● **Direction**
Everything from the line with "Clone this chart in matplotlib." down to the line with "from matplotlib.ticker import" below must be printed exactly, those two lines included. Exclude pictures.

● **Supplied entries**
* * *

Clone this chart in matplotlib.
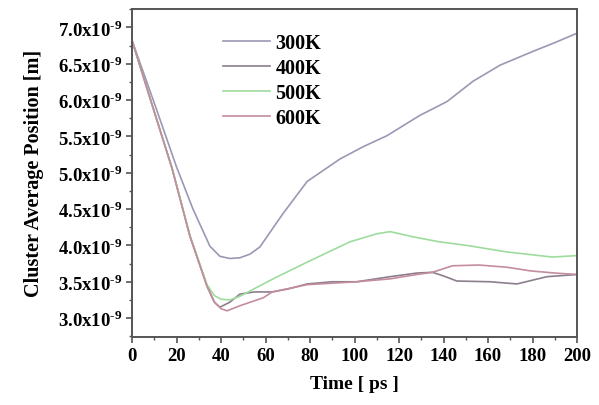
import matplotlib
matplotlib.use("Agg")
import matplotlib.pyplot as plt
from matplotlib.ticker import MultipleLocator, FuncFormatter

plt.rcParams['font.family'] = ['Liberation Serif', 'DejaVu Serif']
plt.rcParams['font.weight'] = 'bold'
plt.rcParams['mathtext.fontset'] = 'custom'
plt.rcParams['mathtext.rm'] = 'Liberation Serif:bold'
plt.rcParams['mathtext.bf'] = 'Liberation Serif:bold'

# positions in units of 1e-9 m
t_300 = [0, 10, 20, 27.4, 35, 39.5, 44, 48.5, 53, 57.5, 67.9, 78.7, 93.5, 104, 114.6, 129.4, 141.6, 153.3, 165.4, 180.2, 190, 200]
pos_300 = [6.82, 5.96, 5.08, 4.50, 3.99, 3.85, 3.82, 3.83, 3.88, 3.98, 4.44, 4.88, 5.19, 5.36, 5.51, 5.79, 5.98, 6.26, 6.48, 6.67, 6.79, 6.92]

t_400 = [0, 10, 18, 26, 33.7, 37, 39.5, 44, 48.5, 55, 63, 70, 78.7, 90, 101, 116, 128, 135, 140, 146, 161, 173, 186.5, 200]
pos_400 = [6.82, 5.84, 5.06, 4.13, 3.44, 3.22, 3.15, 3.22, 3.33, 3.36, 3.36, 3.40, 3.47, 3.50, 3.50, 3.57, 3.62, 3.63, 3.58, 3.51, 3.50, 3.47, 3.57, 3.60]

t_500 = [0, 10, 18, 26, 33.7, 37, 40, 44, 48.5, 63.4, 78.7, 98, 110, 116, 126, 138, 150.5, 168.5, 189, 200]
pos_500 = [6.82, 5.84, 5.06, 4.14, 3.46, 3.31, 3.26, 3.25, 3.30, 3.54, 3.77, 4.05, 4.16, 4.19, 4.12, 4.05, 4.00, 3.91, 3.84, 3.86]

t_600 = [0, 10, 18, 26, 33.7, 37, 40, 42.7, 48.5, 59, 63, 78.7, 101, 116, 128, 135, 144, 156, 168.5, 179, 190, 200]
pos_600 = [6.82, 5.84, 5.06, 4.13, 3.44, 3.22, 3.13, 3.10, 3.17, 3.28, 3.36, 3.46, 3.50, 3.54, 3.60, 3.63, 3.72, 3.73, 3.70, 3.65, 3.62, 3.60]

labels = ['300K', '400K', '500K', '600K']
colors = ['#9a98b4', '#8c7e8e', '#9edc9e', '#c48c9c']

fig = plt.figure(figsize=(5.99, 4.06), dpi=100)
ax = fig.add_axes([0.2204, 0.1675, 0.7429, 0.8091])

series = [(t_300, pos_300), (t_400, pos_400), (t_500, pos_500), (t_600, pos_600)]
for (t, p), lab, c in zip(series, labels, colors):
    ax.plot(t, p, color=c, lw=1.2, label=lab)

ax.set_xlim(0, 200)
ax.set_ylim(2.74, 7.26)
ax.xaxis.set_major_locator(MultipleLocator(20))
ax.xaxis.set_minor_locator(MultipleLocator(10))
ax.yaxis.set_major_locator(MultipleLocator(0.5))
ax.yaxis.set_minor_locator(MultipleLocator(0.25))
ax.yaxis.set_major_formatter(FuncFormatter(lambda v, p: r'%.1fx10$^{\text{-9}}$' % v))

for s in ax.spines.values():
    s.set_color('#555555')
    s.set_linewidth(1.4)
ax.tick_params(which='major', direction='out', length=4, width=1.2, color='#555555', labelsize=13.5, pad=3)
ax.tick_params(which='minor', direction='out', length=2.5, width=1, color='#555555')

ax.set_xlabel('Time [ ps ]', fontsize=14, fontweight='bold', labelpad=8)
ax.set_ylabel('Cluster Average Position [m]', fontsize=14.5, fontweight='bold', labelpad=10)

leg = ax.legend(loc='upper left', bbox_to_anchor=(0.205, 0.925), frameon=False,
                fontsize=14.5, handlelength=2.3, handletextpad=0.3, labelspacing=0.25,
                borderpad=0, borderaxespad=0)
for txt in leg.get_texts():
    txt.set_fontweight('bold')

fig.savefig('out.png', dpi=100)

* * *

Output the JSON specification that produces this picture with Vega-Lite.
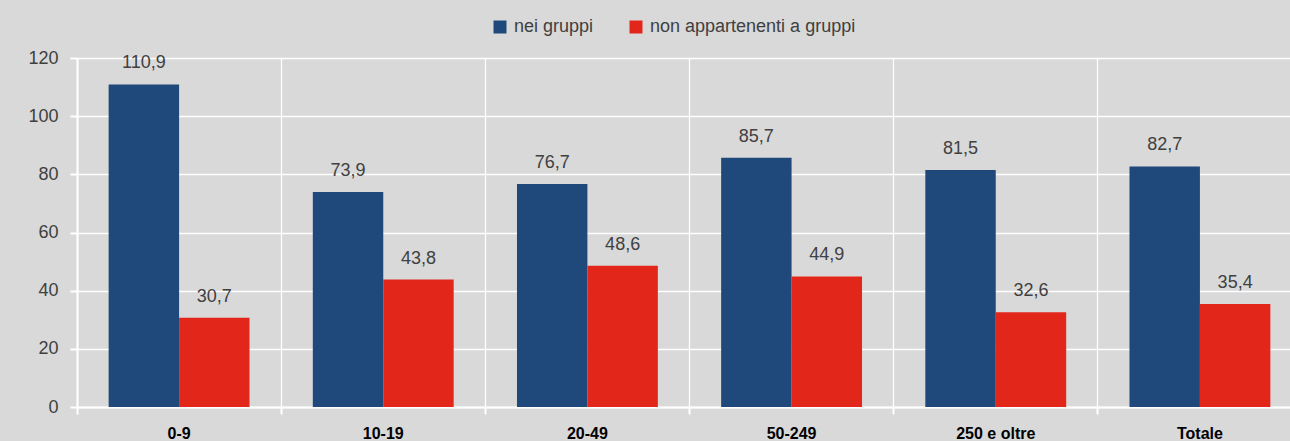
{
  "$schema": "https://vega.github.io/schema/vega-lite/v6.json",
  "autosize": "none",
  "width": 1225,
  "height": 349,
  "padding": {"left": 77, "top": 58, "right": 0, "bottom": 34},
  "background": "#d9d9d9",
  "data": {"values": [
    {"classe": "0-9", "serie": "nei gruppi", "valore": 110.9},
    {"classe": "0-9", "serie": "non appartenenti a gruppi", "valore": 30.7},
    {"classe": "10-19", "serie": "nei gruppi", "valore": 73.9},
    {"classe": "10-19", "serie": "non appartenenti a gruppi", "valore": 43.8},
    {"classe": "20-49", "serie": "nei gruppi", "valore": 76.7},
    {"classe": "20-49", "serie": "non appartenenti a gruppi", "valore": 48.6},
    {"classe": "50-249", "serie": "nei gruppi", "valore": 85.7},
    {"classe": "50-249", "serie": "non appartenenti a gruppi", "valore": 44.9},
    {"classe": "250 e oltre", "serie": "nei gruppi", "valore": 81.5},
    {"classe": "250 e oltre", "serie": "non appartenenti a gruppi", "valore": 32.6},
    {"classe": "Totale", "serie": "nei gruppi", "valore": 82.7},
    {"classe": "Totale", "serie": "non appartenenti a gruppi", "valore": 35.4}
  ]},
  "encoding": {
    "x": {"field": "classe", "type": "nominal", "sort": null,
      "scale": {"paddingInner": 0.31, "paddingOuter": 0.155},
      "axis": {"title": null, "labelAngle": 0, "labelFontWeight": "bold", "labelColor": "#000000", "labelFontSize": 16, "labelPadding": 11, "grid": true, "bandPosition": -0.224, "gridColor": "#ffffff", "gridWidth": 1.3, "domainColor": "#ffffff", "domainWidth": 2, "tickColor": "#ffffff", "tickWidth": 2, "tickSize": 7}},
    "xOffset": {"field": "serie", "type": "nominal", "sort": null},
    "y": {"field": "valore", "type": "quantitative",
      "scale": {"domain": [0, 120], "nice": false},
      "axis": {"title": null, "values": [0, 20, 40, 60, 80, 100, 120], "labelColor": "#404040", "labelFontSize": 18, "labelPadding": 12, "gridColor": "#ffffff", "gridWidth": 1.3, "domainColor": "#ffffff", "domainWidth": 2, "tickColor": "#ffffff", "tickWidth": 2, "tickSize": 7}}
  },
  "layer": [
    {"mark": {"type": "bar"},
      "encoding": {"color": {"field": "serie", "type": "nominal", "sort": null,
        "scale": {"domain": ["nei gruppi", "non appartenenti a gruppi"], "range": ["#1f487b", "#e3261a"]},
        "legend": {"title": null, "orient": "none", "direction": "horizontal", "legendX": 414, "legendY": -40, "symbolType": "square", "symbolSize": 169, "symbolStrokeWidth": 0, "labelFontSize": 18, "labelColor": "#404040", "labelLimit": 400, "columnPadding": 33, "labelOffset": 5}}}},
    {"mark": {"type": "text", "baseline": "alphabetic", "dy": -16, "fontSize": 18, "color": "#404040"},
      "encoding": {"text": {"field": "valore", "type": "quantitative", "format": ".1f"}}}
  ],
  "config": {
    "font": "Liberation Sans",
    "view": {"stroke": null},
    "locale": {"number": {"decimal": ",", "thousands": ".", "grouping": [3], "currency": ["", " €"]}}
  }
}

* * *

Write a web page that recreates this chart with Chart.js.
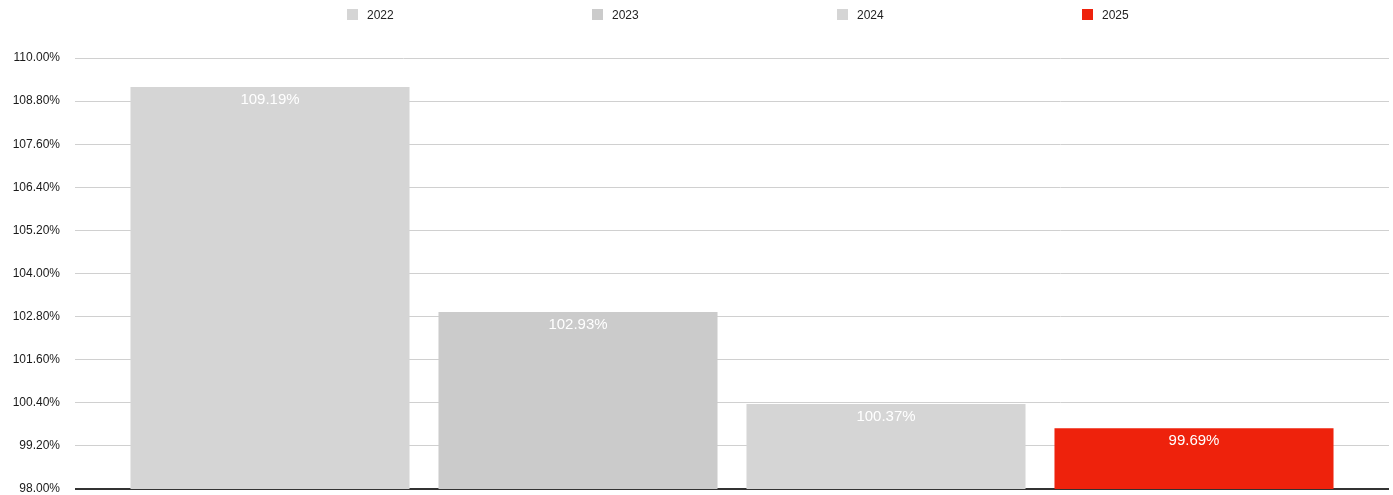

* * *

● **Complete response**
Clone this chart in matplotlib.
import matplotlib
matplotlib.use("Agg")
import matplotlib.pyplot as plt
from matplotlib.ticker import MultipleLocator, FuncFormatter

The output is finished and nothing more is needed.